After years of denial, indifference and inaction, leaders of international institutions, national governments and nongovernmental organizations have been trying to contain climate change in their own way. The Rio Convention of 1992 was followed by the Kyoto Protocol of 1997. Last year, the 2015 Paris Climate Conference, or COP 21, led to what the BBC called a landmark deal. Delegates from nearly 200 countries arrived at a deal in Kigali, Rwanda, to end the use of hydrofluorocarbons. In about a week, the 22nd session of the Conference of the Parties (COP 22) will commence in Marrakech, Morocco. So far, these conferences have been unable to achieve anything significant and have limited themselves to spouting pious homilies.
Yet many see the zeitgeist changing. US President Barack Obama has been pushing his rather reluctant country to be less wasteful. Even Pope Francis, who represents an institution that has long opposed contraception and contributed to the current population explosion, has issued an encyclical lamenting the harm human beings have inflicted upon the earth by their irresponsible use and abuse of its resources. Even superficial and wasteful Hollywood is starting to pay attention. Leonardo DiCaprio has produced and anchored a documentary on climate change that is attracting attention.
Does that mean humanity will pull back from the brink as in a jolly good Hollywood blockbuster? The truth is that human beings are exceedingly clever apes but not necessarily wise ones. The species that is capable of conceiving the zero, composing Für Elise and creating space stations is also responsible for imposing the Inquisition, conducting multiple genocides and poisoning the earth for gold.
Most celebrity leaders from Obama to DiCaprio are dancing around the 800-pound gorilla in the room. The wonderful global economic system with its interconnected trading screens of New York, London and Hong Kong has gone stark raving mad. In a 2015 talk, this author pointed out that economics is not a science. In the last century and more, it has been treated as one even by dissidents like Karl Marx. The reality is that economists are just like priests, presiding over a theology on arbitrary assumptions. One of these is that homo economicus is supposed to make a mad dash for wealth. According to economists, the purpose of life is maximizing utility, a wonderfully seductive idea first proposed by Jeremy Bentham. Given such a purpose, a competitive global marketplace is the best way to maximize demand and supply of goods and services.

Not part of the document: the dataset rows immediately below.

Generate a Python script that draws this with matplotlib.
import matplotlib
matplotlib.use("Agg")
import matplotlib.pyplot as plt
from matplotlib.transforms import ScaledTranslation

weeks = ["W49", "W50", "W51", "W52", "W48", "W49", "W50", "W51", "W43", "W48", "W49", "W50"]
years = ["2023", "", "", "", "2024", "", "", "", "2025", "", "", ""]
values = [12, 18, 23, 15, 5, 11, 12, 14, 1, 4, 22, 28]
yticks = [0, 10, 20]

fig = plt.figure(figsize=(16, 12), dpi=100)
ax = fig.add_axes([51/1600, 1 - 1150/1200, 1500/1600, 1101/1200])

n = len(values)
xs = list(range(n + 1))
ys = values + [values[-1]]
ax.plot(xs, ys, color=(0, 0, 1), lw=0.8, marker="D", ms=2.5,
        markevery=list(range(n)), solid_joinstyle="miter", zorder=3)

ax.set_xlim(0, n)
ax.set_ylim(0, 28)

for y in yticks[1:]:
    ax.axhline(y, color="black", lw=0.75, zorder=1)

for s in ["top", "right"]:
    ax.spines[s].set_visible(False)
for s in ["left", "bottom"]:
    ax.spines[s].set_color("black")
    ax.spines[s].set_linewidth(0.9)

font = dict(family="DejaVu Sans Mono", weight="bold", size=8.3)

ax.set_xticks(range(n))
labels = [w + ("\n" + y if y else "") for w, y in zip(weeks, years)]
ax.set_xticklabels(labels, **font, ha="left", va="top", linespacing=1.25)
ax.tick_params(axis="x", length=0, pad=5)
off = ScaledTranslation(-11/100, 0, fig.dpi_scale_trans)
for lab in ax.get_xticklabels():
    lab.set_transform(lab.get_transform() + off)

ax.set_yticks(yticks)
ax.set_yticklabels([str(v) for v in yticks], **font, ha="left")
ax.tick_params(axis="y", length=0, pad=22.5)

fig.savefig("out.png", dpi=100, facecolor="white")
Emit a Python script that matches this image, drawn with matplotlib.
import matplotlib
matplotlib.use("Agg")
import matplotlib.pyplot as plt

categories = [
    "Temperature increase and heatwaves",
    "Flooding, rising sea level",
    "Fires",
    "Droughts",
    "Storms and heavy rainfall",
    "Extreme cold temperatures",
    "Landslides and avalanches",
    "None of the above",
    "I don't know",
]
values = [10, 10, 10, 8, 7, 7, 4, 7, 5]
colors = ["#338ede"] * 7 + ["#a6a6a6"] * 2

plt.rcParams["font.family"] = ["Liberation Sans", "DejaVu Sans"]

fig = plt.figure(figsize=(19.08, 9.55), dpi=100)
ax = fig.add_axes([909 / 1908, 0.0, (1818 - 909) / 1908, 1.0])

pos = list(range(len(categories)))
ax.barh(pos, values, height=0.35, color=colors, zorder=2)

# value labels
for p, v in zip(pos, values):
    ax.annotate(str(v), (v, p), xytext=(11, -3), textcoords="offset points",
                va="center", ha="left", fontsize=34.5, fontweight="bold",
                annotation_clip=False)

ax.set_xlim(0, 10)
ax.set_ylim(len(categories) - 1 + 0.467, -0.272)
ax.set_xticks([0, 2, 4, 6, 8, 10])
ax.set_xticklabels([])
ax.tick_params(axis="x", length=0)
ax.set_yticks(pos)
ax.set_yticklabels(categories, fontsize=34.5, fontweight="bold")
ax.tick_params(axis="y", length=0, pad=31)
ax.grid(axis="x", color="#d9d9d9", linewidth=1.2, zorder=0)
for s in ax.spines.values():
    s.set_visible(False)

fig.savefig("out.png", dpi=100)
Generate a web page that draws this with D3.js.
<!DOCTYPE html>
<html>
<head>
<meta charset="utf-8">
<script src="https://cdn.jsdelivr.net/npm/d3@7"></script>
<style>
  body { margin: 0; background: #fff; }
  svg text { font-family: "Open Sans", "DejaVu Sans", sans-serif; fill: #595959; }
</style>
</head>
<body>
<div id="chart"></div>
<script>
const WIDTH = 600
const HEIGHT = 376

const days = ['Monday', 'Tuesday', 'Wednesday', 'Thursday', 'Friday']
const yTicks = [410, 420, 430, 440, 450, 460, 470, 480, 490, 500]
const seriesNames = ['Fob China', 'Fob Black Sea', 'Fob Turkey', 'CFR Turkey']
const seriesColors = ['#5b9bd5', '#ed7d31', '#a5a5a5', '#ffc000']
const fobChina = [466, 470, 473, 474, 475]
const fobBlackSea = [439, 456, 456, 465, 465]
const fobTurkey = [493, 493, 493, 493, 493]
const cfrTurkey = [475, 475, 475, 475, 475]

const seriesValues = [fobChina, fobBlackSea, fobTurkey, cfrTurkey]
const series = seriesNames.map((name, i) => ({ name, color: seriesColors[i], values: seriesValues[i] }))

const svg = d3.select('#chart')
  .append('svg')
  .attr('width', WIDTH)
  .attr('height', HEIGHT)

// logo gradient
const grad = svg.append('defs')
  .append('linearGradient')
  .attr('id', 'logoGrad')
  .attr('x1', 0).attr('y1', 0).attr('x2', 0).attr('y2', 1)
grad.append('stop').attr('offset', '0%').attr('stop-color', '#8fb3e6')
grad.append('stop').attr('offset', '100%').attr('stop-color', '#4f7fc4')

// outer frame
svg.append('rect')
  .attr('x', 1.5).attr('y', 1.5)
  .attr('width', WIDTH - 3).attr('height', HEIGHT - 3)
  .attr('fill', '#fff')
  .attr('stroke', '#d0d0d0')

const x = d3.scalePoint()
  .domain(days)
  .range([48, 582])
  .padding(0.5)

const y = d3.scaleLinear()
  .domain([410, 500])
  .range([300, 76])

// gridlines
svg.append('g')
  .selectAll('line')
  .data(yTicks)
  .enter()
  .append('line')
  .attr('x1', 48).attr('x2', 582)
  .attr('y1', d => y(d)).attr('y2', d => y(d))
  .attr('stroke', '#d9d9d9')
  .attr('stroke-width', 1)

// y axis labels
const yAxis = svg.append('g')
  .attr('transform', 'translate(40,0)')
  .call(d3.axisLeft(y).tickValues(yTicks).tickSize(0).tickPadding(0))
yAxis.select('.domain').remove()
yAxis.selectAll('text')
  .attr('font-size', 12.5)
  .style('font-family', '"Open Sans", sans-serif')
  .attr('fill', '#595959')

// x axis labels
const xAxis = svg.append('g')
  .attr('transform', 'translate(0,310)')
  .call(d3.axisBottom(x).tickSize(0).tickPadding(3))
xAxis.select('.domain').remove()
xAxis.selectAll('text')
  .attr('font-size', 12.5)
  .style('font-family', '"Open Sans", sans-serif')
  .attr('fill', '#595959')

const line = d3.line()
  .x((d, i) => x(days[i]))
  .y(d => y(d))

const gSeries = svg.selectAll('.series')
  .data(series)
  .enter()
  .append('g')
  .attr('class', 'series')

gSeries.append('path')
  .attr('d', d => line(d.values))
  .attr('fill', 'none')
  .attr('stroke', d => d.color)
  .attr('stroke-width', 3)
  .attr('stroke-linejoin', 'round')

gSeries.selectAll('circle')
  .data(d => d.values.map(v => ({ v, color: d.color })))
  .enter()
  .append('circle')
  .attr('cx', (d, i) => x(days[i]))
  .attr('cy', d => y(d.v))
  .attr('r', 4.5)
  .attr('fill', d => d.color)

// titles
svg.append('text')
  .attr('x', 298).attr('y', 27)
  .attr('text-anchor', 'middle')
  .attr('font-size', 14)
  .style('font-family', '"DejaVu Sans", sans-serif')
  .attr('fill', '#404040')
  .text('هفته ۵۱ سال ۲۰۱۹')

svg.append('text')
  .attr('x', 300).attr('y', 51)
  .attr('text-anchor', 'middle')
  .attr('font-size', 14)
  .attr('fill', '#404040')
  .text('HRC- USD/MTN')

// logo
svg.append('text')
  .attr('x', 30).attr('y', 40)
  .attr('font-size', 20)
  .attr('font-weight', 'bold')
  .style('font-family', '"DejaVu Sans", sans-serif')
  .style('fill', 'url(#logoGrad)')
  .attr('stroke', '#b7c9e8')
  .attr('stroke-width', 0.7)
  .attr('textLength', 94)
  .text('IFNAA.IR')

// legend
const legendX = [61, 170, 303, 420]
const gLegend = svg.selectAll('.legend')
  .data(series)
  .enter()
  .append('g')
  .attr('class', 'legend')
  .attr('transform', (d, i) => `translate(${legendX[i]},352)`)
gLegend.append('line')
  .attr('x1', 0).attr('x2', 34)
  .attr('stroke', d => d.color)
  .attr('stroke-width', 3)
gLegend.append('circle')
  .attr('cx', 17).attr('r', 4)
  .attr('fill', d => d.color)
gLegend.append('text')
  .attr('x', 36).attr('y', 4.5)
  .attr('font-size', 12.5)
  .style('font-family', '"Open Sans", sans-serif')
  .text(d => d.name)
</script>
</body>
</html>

In this system, investors want ever higher returns. They invest their capital in the most profitable companies. Managers run these companies to maximize profits. Investors use quarterly results to judge managers and ensure they are constantly performing. Managers work incessantly to increase profits by earning higher revenues and cutting costs. To sell stuff, they might have to advertise a touch disingenuously to their buyers, but that is “mere puff” and quite alright. Managers might also have to dump chemicals into a river or fire workers to cut costs, but that is par for the course.
In the US, for all of DiCaprio’s Hollywoodish meeting with the pope, there is a fanatical belief that there are no limits to markets. Even churches compete in the market for souls. Evangelical talk show hosts sell salvation with a panache that would make Johann Tetzel, the infamous salesman of Indulgences who infuriated Martin Luther, a shrinking violet in comparison. They do not want children to learn about evolution and damn climate change as a conspiracy of elitist godless sinners.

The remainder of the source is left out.